Special Report: Production in Western Canada: Winnipeg plays host to CBC MOW

In the midst of a busy 1996, Winnipeg’s Credo Entertainment Corporation has recently completed the filming of For Those Who Hunt the Wounded Down, an mow for cbc. Coproduced by Manitoba’s Flat City Films, Wounded was filmed in and around Winnipeg in April.

Norma Bailey of Flat City, director and producer with Michael Scott of Credo, came up with the idea for the film two years ago. After noting the success of New Brunswick author David Adams Richards’ screenplay Small Gifts, which aired on cbc, she looked to his other work. Wounded is based on his novel of the same name.

The drama centers on a volatile yet charismatic petty thief and ex-con (actor Callum Keith Rennie). When he learns that a murderer and character from his past has left jail, he fears for his family’s safety and the two men come to blows.

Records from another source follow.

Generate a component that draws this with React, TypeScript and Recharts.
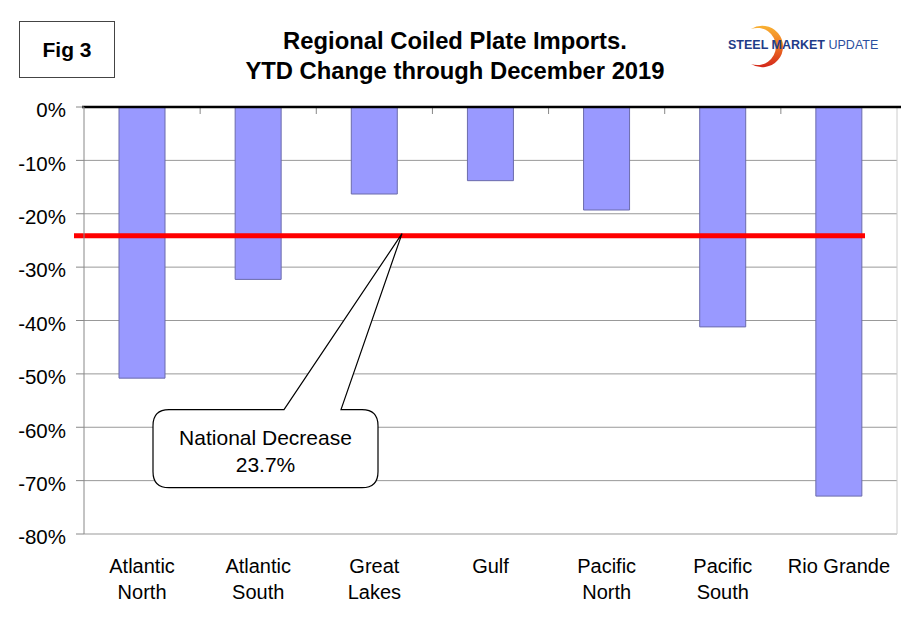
import { BarChart, Bar, XAxis, YAxis, CartesianGrid, ReferenceLine } from 'recharts';

const regions = ['Atlantic\nNorth', 'Atlantic\nSouth', 'Great\nLakes', 'Gulf', 'Pacific\nNorth', 'Pacific\nSouth', 'Rio Grande'];
const ytdChange = [-50.8, -32.3, -16.3, -13.8, -19.3, -41.2, -72.9];
const yTicks = [0, -10, -20, -30, -40, -50, -60, -70, -80];
const nationalLevel = -24.1;
const nationalDecrease = 23.7;

const data = regions.map((region, i) => ({ region, change: ytdChange[i] }));

const FONT = '"Liberation Sans", Arial, sans-serif';

function RegionTick({ x, y, payload }: any) {
  const lines = String(payload.value).split('\n');
  return (
    <text x={x} y={y} textAnchor="middle" fontSize={20} fontFamily={FONT} fill="#000">
      {lines.map((l, i) => (
        <tspan key={i} x={x} dy={i === 0 ? 31 : 26}>{l}</tspan>
      ))}
    </text>
  );
}

// black zero line with small ticks between the categories
function ZeroLine({ x1, x2, y1 }: any) {
  const step = (x2 - x1) / regions.length;
  return (
    <g>
      {regions.slice(1).map((_, i) => (
        <line key={i} x1={x1 + (i + 1) * step} x2={x1 + (i + 1) * step} y1={y1} y2={y1 + 7} stroke="#888" />
      ))}
      <line x1={x1 - 2} x2={x2 + 4} y1={y1} y2={y1} stroke="#000" strokeWidth={2.5} />
    </g>
  );
}

// red national line plus the rounded callout pointing at it
function NationalLine({ x1, x2, y1 }: any) {
  const left = x1 + 69, right = x1 + 294, top = y1 + 174, bottom = y1 + 252, r = 16;
  const tipX = x1 + 318, baseL = x1 + 200, baseR = x1 + 257;
  const path = `M${left + r},${top} L${baseL},${top} L${tipX},${y1 - 2} L${baseR},${top} L${right - r},${top} Q${right},${top} ${right},${top + r} L${right},${bottom - r} Q${right},${bottom} ${right - r},${bottom} L${left + r},${bottom} Q${left},${bottom} ${left},${bottom - r} L${left},${top + r} Q${left},${top} ${left + r},${top} Z`;
  const cx = (left + right) / 2;
  return (
    <g>
      <line x1={x1 - 10} x2={x2 - 32} y1={y1} y2={y1} stroke="#ff0000" strokeWidth={5} />
      <path d={path} fill="#fff" stroke="#000" strokeWidth={1.2} />
      <text x={cx} y={top + 35} textAnchor="middle" fontSize={21} fontFamily={FONT}>National Decrease</text>
      <text x={cx} y={top + 62} textAnchor="middle" fontSize={21} fontFamily={FONT}>{nationalDecrease}%</text>
    </g>
  );
}

function Header() {
  return (
    <svg width={910} height={100} style={{ position: 'absolute', left: 0, top: 0, pointerEvents: 'none' }} fontFamily={FONT}>
      <defs>
        <linearGradient id="arc" x1="0" y1="0" x2="0" y2="1">
          <stop offset="0%" stopColor="#f9b233" />
          <stop offset="45%" stopColor="#f07a22" />
          <stop offset="100%" stopColor="#d3261b" />
        </linearGradient>
      </defs>
      <rect x={19.5} y={21.5} width={95} height={56} fill="#fff" stroke="#444" />
      <text x={67} y={57} textAnchor="middle" fontSize={21} fontWeight="bold">Fig 3</text>
      <text x={455} y={49} textAnchor="middle" fontSize={23.8} fontWeight="bold">Regional Coiled Plate Imports.</text>
      <text x={455} y={79} textAnchor="middle" fontSize={23.8} fontWeight="bold">YTD Change through December 2019</text>
      <path d="M751,29 A20.8,20.8 0 1 1 751,64 A18.6,18.6 0 1 0 751,29 Z" fill="url(#arc)" />
      <text x={728} y={49} fontSize={12.5} fill="#1f3c88">
        <tspan fontWeight="bold">STEEL MARKET </tspan>
        <tspan fill="#2b4f9e">UPDATE</tspan>
      </text>
    </svg>
  );
}

export default function App() {
  return (
    <div style={{ position: 'absolute', left: 0, top: 0, width: 910, height: 622, background: '#fff' }}>
      <BarChart width={910} height={622} data={data} margin={{ top: 107, right: 13, bottom: 0, left: 0 }}>
        <CartesianGrid vertical={false} stroke="#999" />
        <CartesianGrid horizontal={false} stroke="#ccc" verticalCoordinatesGenerator={({ offset }: any) => [offset.left + offset.width]} />
        <XAxis dataKey="region" height={88} interval={0} tickLine={false} axisLine={false} tick={<RegionTick />} />
        <YAxis
          domain={[-80, 0]}
          ticks={yTicks}
          width={84}
          tickSize={8}
          tickMargin={10}
          stroke="#888"
          tick={{ fontSize: 20.5, fill: '#000', fontFamily: FONT, dy: 3 }}
          tickFormatter={(v: number) => `${v}%`}
        />
        <Bar dataKey="change" fill="#9999ff" stroke="#6b6bab" barSize={46} isAnimationActive={false} />
        <ReferenceLine y={0} shape={ZeroLine} />
        <ReferenceLine y={nationalLevel} shape={NationalLine} />
      </BarChart>
      <Header />
    </div>
  );
}
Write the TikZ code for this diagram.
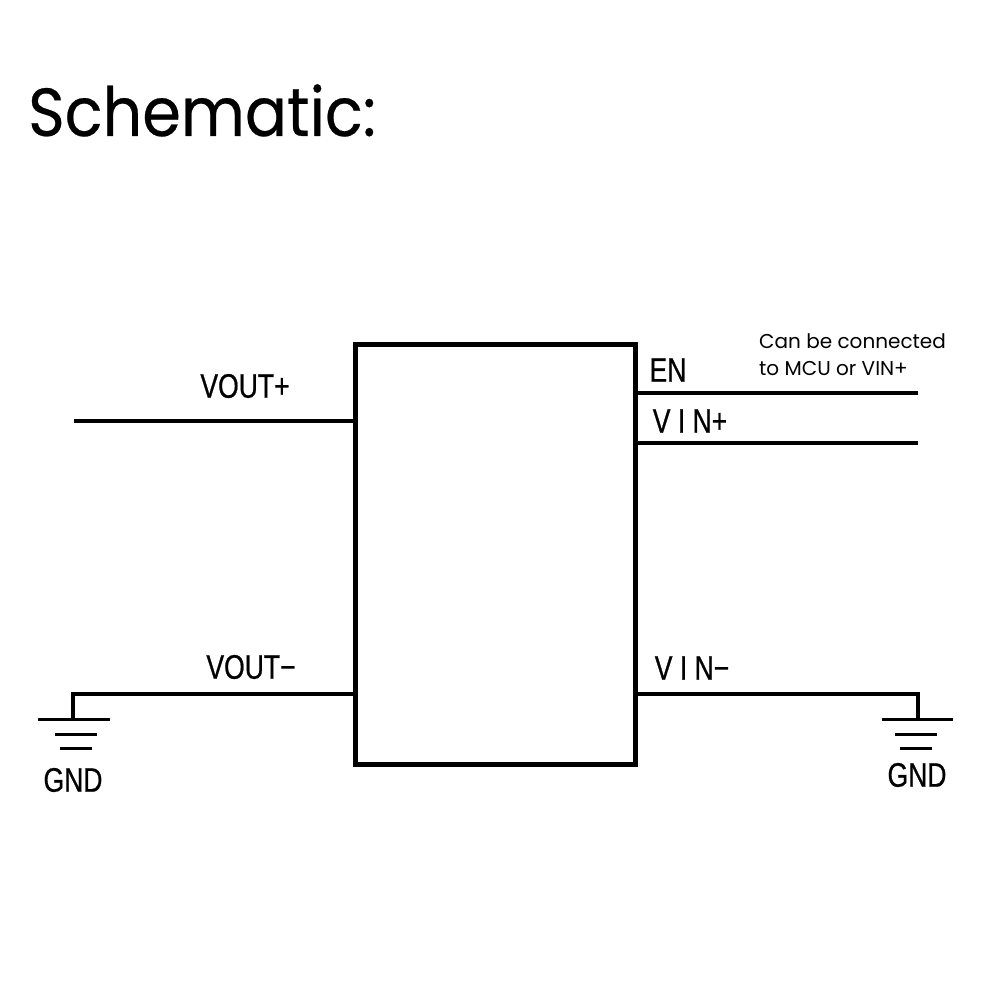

After two years in development, the project got final approval in February 1996. With funding from cbc, Manitoba Film and Sound Development Corporation, Telefilm Canada and the Cable Production Fund, principal photography on the $2.7 million film began in April. That could have been a problem – much of the film takes place in the winter. But, as line producer Richard O’Brien-Moran states, an unseasonably cold spring helped out the production.

‘It was a four-week shoot and for the first week we did exteriors. We went in and around Winnipeg and about half an hour north to Selkirk. We were lucky because normally we wouldn’t have snow in the spring. We crammed a week and a half worth of work into one week, and it seemed every time we needed to go out for a pickup shot it would be snowing. We were lucky. Later with the interior shots it was easy to just simulate the snowflakes falling outside the windows.’

The second week of shooting was spent on location around Winnipeg, and then the final two weeks were shot in the Credo studios the company leases.

O’Brien-Moran says that the film industry is slowly growing in Manitoba and now has one-and-a-half to two full crews.

Currently Manitoba’s resources are being stretched as the film Arrow, directed by Don McBrearty, is filming. The four-hour miniseries for cbc is based on Canada’s plan to build the Avro Arrow aircraft during the Cold War. Also in production is Twilight of the Ice Nymphs, directed by Guy Maddin and produced by Ritchard Findlay. Credo is also aiming to begin filming on The Adventures of Shirley Holmes series this summer.

For cameras, special effects and post-production, companies like Credo and Flat City often choose between the resources of Toronto and Vancouver. For Wounded, the sound editing was done by Winnipeg’s Perry Audio & Recording, while the video post-production was done at Vancouver’s Gastown Post and Transfer. For the film’s special effects, which included gunfire and an exploding cabin, Toronto’s Laird McMurray Film Services was called upon.

‘We choose where to go for services based on different criteria, like funding, coproducers and what our needs are,’ says O’Brien-Moran. ‘Being in the middle we sort of have a choice. For camera equipment there is a certain amount here, but often we get our camera package from somewhere else, or bring in special equipment.’

For Wounded, a camera car was brought in from Vancouver to do traveling shots. ‘It adds to the cost of the production,’ says O’Brien-Moran. ‘You have to consolidate the time you use with the piece of equipment and take into account the time it will take to get it here. But we have become masters of flight schedules and time zones. This time, we had used a 300mm lens and sent it back (to Toronto) and then realized we needed it again for that afternoon. We had it back in three hours.’